- Born: 2 March 1855 Mulhouse. Haut-Rhin, Grand Est, France
- Died: 4 October 1928 (aged 73) Geneva, Switzerland
- Other name: Jean-qui-marche
- Occupation: Historian
- Known for: Anarchism, freethought, freemasonry

= Jacques Gross =

French historian (1855–1928)

Jacques Gross, or Gross-Fulpius (2 March 1855, in Mulhouse – 4 October 1928, in Geneva) was a member of the Jura Federation, historian of the Paris Commune and a contributor to libertarian and free-thinker newspapers. He contributed to the creation of the newspaper Le Réveil anarchiste in Geneva under the pseudonym of Jean-qui-marche.

==Biography==
Gross was born in Alsace in 1855 and his family emigrated to Geneva in 1871. He was a traveling salesman for the Burrus tobacco factory in Boncourt, a profession which enabled him to smuggle illegal newspapers: L'Avant-Garde by Paul Brousse and Freiheit by Johann Most and Paul Schultze.

A very young member of the Jura Federation, he used the pseudonym of André as the delegate of the Porrentruy and Boncourt sections at the Eighth Congress of the International held in Bern from 26 to 29 October 1876.

In the same city, in 1877, he participated in the commemoration event of the Paris Commune.

===Propagandist and internationalist===
In 1890, he was among the founders, along with Luigi Bertoni, of the bilingual newspaper Le Réveil anarchiste. It financially supported other publications such as Les Temps nouvelles founded in 1895 by Jean Grave or Le Père Peinard by Émile Pouget.

Fluent in French, Italian and German, he was a friend of Élisée Reclus. and Peter Kropotkin (then residing in La Chaux-de-Fonds), he organized aid to the many activists who had taken refuge in, been imprisoned or expelled from Switzerland. In this context, he notably met James Guillaume, Adhémar Schwitzguébel, Andrea Costa, Henri Roorda, Ernest Cœurderoy, Luigi Galleani, Nicolas Stoinoff, etc. For more than thirty years, he helped Max Nettlau in his documentary research.
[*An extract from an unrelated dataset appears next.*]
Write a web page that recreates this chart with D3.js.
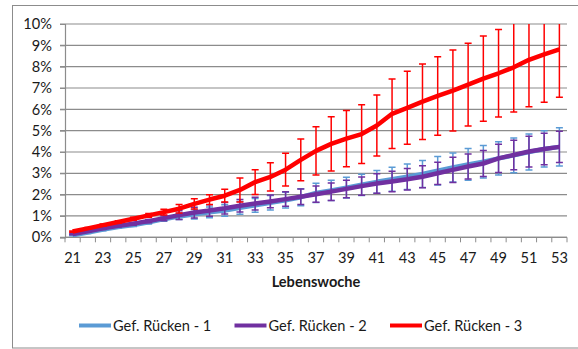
<!DOCTYPE html>
<html>
<head>
<meta charset="utf-8">
<script src="https://cdn.jsdelivr.net/npm/d3@7"></script>
<style>
  html, body { margin: 0; padding: 0; background: #fff; }
  svg { display: block; }
  text { font-family: Lato, "Liberation Sans", sans-serif; fill: #1a1a1a; }
</style>
</head>
<body>
<svg id="chart" width="578" height="349"></svg>
<script>
// Lebenswochen (categories)
const weeks = [21,22,23,24,25,26,27,28,29,30,31,32,33,34,35,36,37,38,39,40,41,42,43,44,45,46,47,48,49,50,51,52,53];
const tickWeeks = [21,23,25,27,29,31,33,35,37,39,41,43,45,47,49,51,53];
const yTicks = [0,1,2,3,4,5,6,7,8,9,10];

// Anteil in %, je Gruppe
const ruecken1 = [0.10,0.22,0.36,0.48,0.58,0.70,0.85,0.98,1.08,1.17,1.26,1.38,1.50,1.62,1.74,1.88,2.08,2.20,2.33,2.46,2.60,2.72,2.84,2.97,3.12,3.27,3.42,3.54,3.70,3.84,4.00,4.14,4.24];
const ruecken2 = [0.15,0.28,0.42,0.54,0.64,0.76,0.90,1.04,1.16,1.26,1.36,1.48,1.58,1.68,1.79,1.90,2.02,2.14,2.27,2.40,2.52,2.62,2.72,2.84,3.00,3.16,3.32,3.46,3.70,3.86,4.02,4.14,4.24];
const ruecken3 = [0.27,0.42,0.57,0.72,0.87,1.03,1.18,1.34,1.57,1.77,1.95,2.22,2.59,2.83,3.17,3.63,4.05,4.38,4.63,4.84,5.24,5.79,6.07,6.36,6.63,6.88,7.16,7.44,7.69,7.97,8.32,8.58,8.81];

// Standardabweichung in %
const sd1 = [0.03,0.04,0.05,0.06,0.07,0.08,0.10,0.15,0.22,0.25,0.27,0.30,0.32,0.34,0.37,0.40,0.45,0.47,0.49,0.50,0.53,0.56,0.60,0.63,0.67,0.68,0.74,0.76,0.78,0.81,0.84,0.85,0.90];
const sd2 = [0.03,0.04,0.05,0.06,0.07,0.08,0.12,0.20,0.25,0.27,0.27,0.29,0.30,0.30,0.34,0.36,0.38,0.41,0.41,0.43,0.46,0.48,0.50,0.52,0.52,0.59,0.59,0.61,0.66,0.69,0.72,0.74,0.73];
const sd3 = [0.03,0.04,0.05,0.06,0.07,0.09,0.13,0.20,0.24,0.23,0.30,0.56,0.58,0.66,0.77,0.98,1.13,1.27,1.32,1.38,1.43,1.63,1.71,1.77,1.84,1.90,1.94,2.00,2.05,2.09,2.20,2.25,2.24];

const seriesNames = ["Gef. Rücken - 1", "Gef. Rücken - 2", "Gef. Rücken - 3"];
const seriesColors = ["#5b9bd5", "#7030a0", "#ff0000"];

const series = [
  { name: seriesNames[0], color: seriesColors[0], values: ruecken1, sd: sd1 },
  { name: seriesNames[1], color: seriesColors[1], values: ruecken2, sd: sd2 },
  { name: seriesNames[2], color: seriesColors[2], values: ruecken3, sd: sd3 }
];

const svg = d3.select("#chart");
const plot = { left: 65, right: 567, top: 24, bottom: 237.3 };
const fontSize = "14.6px";

// outer chart frame
svg.append("rect")
  .attr("x", 12.5).attr("y", 5.5)
  .attr("width", 600).attr("height", 342.5)
  .attr("fill", "none").attr("stroke", "#8c8c8c").attr("stroke-width", 1);

const x = d3.scaleBand().domain(weeks).range([plot.left, plot.right]);
const y = d3.scaleLinear().domain([0, 10]).range([plot.bottom, plot.top]);
const cx = w => x(w) + x.bandwidth() / 2;

// horizontal gridlines
svg.append("g")
  .selectAll("line")
  .data(yTicks)
  .join("line")
  .attr("x1", plot.left - 5).attr("x2", plot.right)
  .attr("y1", d => y(d)).attr("y2", d => y(d))
  .attr("stroke", "#8c8c8c").attr("stroke-width", 1.2);

// y axis
const yAxis = svg.append("g")
  .attr("transform", `translate(${plot.left},0)`)
  .call(d3.axisLeft(y).tickValues(yTicks).tickFormat(d => d + "%").tickSize(5).tickPadding(8));
yAxis.select(".domain").attr("stroke", "#8c8c8c").attr("stroke-width", 1.2);
yAxis.selectAll(".tick line").attr("stroke", "#8c8c8c");
yAxis.selectAll("text").style("font-size", fontSize).attr("fill", "#1a1a1a");

// x axis with tick marks on category boundaries
const xAxis = svg.append("g").attr("transform", `translate(0,${plot.bottom})`);
xAxis.append("line")
  .attr("x1", plot.left).attr("x2", plot.right)
  .attr("stroke", "#8c8c8c").attr("stroke-width", 1.2);
xAxis.selectAll("line.tk")
  .data(weeks.concat([null]))
  .join("line").attr("class", "tk")
  .attr("x1", (d, i) => plot.left + i * x.bandwidth())
  .attr("x2", (d, i) => plot.left + i * x.bandwidth())
  .attr("y1", 0).attr("y2", 5)
  .attr("stroke", "#8c8c8c");
xAxis.selectAll("text")
  .data(tickWeeks)
  .join("text")
  .attr("x", d => cx(d)).attr("y", 26)
  .attr("text-anchor", "middle")
  .style("font-size", fontSize)
  .text(d => d);

// axis title
svg.append("text")
  .attr("x", (plot.left + plot.right) / 2).attr("y", 286.5)
  .attr("text-anchor", "middle")
  .style("font-size", fontSize).style("font-weight", "bold")
  .text("Lebenswoche");

// clip to plot area
svg.append("clipPath").attr("id", "plotclip")
  .append("rect")
  .attr("x", plot.left).attr("y", plot.top)
  .attr("width", plot.right - plot.left).attr("height", plot.bottom - plot.top);

const marks = svg.append("g").attr("clip-path", "url(#plotclip)");
const line = d3.line().x((d, i) => cx(weeks[i])).y(d => y(d));
const cap = 3.5;

series.forEach(s => {
  marks.append("path")
    .datum(s.values)
    .attr("d", line)
    .attr("fill", "none")
    .attr("stroke", s.color)
    .attr("stroke-width", 4.5)
    .attr("stroke-linejoin", "round");

  const eb = marks.append("g").attr("stroke", s.color).attr("stroke-width", 1.5).attr("fill", "none");
  const pts = weeks.map((w, i) => ({ w, v: s.values[i], e: s.sd[i] }));
  eb.selectAll("path")
    .data(pts)
    .join("path")
    .attr("d", p => {
      const px = cx(p.w), top = y(p.v + p.e), bot = y(p.v - p.e);
      return `M${px},${top}V${bot}M${px - cap},${top}H${px + cap}M${px - cap},${bot}H${px + cap}`;
    });
});

// legend
const legend = svg.append("g");
series.forEach((s, i) => {
  const lx = 79 + i * 155.5;
  legend.append("line")
    .attr("x1", lx).attr("x2", lx + 32)
    .attr("y1", 325.5).attr("y2", 325.5)
    .attr("stroke", s.color).attr("stroke-width", 4);
  legend.append("text")
    .attr("x", lx + 34).attr("y", 330.5)
    .style("font-size", fontSize)
    .text(s.name);
});
</script>
</body>
</html>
In 1891, he campaigned against the expulsion of Errico Malatesta and helped him flee to London in 1914 after the Red Week.

In 1894, the French police reported him as a member of the L'Avenir group of Geneva and suspected him of being a spy for Germany.

===Freemason===
In 1905, he was initiated into Freemasonry in Geneva in the La Fraternité lodge, belonging to the Grand Orient of France, he also belonged to the Sovereign Chapter and to the Philosophical Council La Fraternité in Geneva and he was venerable master of his lodge and his chapter, grand master of his Philosophical Council, 33rd degree of the Old and Accepted Scottish Rite and honorary member of the Grand College of Rites.

His personal archives constitute one of the first collections of the International Center for Research on Anarchism (CIRA) founded in Geneva in 1957. A large part of his correspondence was archived at the International Institute of Social History in Amsterdam.

His companion, Elisabeth Fulpius, daughter of the free-thinker Charles Fulpius and sculptor, participated in Sébastien Faure's Anarchist Encyclopedia by writing the article "Sculpture".

==Works==
- La Franc-Maçonnerie sous la Commune (1871), conférence, Genève 1908.
- La franc-maçonnerie exposée aux profanes, Genève s.d.

===Preface===
- Ernest Cœurderoy, Jours d'exil, Paris, 1910.
- Jours d'exil, première partie, 1849-1851, Jacques Gross, Ernest Cœurderoy, Raoul Vaneigem, Max Nettlau, Saint-Imier, Canevas, 1991, ISBN 2-88382-011-2.